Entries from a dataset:
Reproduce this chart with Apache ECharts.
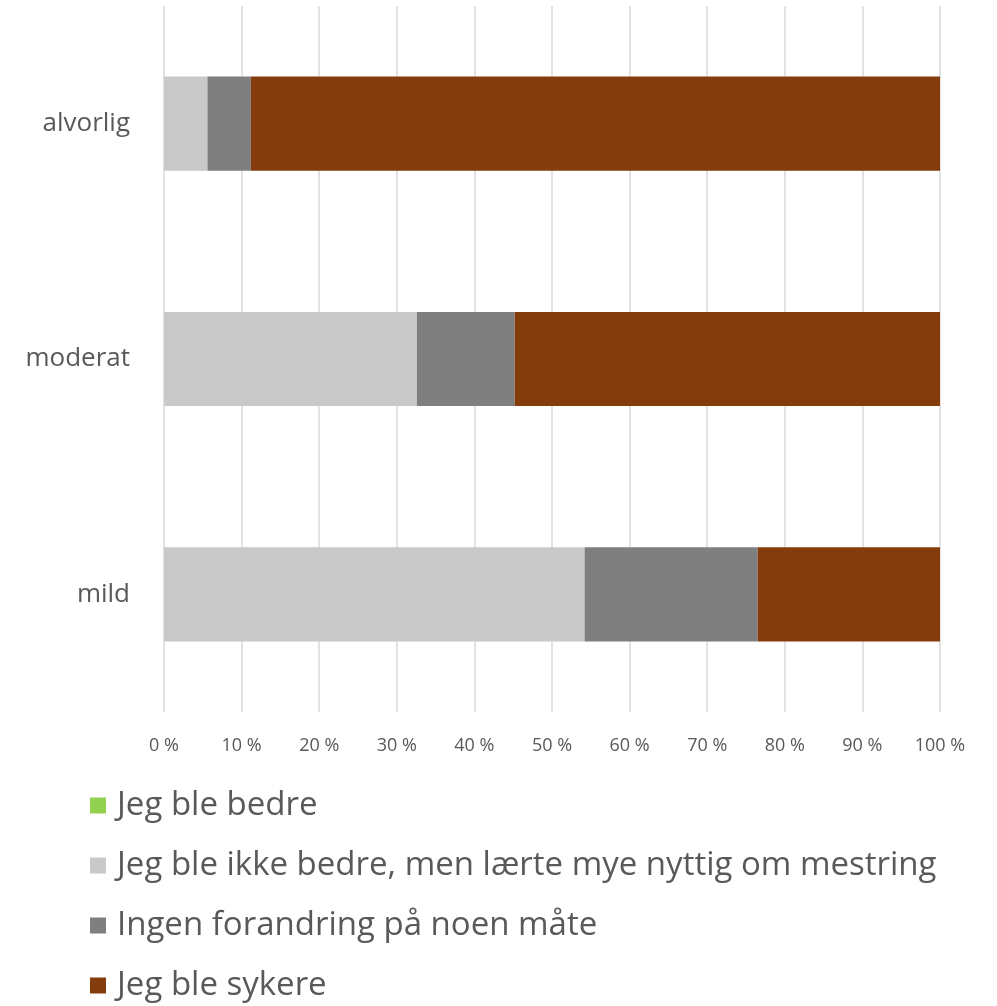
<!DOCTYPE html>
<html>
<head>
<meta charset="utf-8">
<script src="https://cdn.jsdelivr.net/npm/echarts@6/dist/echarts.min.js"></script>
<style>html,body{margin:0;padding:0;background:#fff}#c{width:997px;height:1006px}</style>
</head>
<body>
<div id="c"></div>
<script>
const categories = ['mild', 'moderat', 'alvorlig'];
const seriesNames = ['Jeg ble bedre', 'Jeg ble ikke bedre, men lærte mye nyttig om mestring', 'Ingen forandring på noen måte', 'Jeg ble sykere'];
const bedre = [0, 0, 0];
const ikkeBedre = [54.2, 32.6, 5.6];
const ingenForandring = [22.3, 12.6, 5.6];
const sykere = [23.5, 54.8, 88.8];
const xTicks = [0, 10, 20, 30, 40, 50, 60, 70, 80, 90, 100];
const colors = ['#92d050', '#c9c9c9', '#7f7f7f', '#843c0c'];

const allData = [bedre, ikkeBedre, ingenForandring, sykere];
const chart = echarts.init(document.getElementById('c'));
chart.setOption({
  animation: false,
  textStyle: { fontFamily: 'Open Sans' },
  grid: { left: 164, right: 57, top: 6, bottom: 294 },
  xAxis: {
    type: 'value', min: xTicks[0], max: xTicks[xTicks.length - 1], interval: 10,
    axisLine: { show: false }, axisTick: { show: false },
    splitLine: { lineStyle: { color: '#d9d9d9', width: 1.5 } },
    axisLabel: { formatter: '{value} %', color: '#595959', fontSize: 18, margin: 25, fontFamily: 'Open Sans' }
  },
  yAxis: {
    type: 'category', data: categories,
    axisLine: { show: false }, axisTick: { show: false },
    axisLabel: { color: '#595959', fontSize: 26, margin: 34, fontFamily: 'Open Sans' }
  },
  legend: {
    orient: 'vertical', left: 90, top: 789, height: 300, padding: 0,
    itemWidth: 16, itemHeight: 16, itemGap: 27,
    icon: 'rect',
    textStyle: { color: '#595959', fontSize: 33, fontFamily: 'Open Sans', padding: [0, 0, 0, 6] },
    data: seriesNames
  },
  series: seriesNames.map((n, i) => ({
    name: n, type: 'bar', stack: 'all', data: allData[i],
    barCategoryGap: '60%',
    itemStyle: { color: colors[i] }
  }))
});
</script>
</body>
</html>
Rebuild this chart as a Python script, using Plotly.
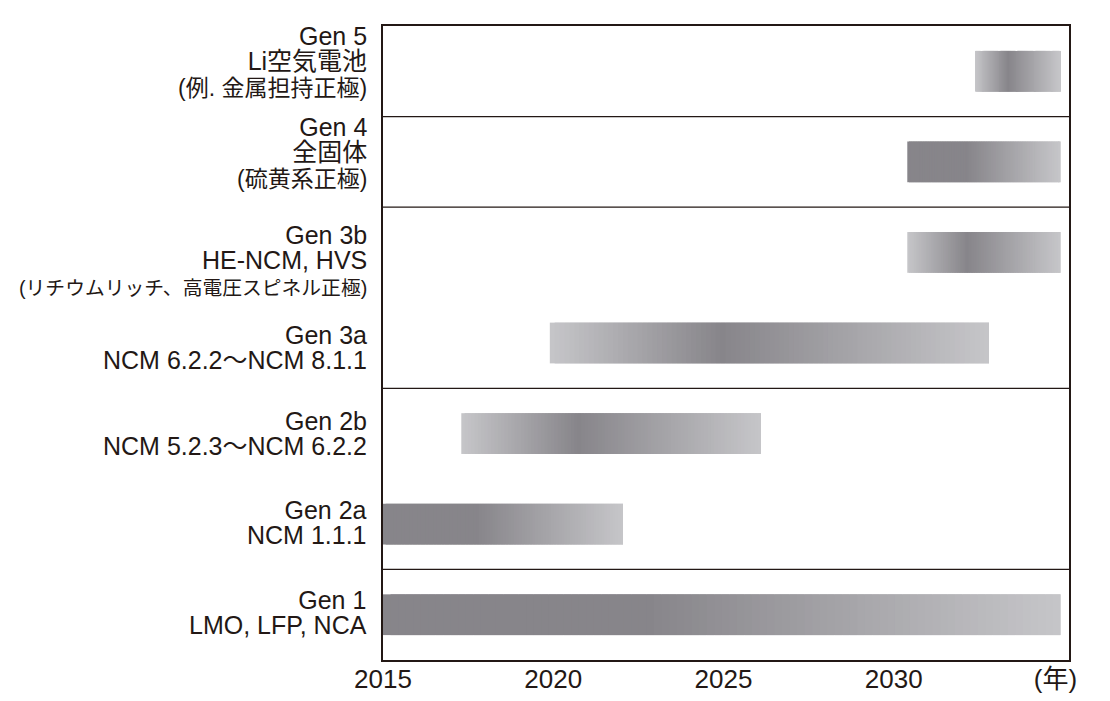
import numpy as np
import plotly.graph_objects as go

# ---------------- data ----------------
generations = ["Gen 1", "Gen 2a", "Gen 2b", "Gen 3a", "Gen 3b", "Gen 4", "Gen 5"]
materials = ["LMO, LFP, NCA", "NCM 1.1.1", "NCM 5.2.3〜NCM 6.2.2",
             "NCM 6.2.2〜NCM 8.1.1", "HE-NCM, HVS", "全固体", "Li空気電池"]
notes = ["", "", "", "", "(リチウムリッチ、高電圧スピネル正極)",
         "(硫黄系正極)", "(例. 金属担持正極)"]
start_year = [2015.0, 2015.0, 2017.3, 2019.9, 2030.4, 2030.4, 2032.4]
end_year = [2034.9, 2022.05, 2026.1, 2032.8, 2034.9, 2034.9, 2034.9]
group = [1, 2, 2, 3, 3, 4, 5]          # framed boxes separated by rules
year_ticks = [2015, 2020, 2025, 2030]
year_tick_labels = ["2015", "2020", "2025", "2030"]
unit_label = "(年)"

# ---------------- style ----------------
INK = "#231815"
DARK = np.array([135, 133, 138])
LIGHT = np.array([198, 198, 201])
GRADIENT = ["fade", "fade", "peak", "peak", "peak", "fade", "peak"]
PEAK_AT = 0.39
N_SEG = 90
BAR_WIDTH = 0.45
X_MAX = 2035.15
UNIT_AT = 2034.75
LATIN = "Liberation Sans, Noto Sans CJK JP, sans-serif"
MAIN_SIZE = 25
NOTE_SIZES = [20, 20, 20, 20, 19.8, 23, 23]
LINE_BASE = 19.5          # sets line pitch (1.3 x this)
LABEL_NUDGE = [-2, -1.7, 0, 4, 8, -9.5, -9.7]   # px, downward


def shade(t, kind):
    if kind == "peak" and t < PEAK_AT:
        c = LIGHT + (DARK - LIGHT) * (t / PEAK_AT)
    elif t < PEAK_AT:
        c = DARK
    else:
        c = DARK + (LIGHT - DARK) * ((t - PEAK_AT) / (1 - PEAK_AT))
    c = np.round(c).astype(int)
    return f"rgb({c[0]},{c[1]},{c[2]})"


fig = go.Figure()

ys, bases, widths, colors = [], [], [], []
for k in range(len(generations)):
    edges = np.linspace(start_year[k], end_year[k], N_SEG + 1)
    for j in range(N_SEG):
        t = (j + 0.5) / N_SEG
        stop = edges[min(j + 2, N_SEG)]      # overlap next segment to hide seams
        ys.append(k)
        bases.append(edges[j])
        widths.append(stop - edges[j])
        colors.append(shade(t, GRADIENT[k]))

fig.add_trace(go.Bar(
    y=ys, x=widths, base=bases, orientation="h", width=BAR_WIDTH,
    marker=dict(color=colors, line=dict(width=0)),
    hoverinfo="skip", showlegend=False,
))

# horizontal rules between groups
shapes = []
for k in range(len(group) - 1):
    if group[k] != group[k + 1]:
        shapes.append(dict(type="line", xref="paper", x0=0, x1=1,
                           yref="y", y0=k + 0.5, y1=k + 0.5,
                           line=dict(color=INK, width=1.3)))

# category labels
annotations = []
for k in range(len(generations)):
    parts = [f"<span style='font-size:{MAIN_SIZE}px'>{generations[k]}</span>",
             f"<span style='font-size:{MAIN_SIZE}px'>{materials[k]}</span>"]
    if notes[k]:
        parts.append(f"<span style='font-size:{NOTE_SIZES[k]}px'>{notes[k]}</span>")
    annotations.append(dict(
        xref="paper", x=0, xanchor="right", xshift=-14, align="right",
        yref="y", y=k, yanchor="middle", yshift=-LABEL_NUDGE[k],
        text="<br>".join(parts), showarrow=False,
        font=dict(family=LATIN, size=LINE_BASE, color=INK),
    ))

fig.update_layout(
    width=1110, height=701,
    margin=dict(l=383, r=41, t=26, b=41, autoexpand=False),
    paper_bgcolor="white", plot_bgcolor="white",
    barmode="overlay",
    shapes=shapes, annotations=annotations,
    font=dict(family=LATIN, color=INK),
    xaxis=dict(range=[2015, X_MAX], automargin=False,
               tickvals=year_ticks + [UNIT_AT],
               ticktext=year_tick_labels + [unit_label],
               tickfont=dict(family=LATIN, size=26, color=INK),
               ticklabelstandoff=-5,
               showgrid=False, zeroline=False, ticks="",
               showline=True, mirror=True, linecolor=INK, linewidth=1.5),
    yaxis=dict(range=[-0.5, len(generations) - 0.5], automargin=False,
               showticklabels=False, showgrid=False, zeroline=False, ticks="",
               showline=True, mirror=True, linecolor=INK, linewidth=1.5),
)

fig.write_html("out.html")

**What the exercise asks**
Begin with the line that contains "Rebuild this chart" and end with the line that contains "import plotly.graph_objects as go"; write out both and all lines between exactly, but no pictures.

**Output for this exercise**
Rebuild this chart as a Python script, using Plotly.
import numpy as np
import plotly.graph_objects as go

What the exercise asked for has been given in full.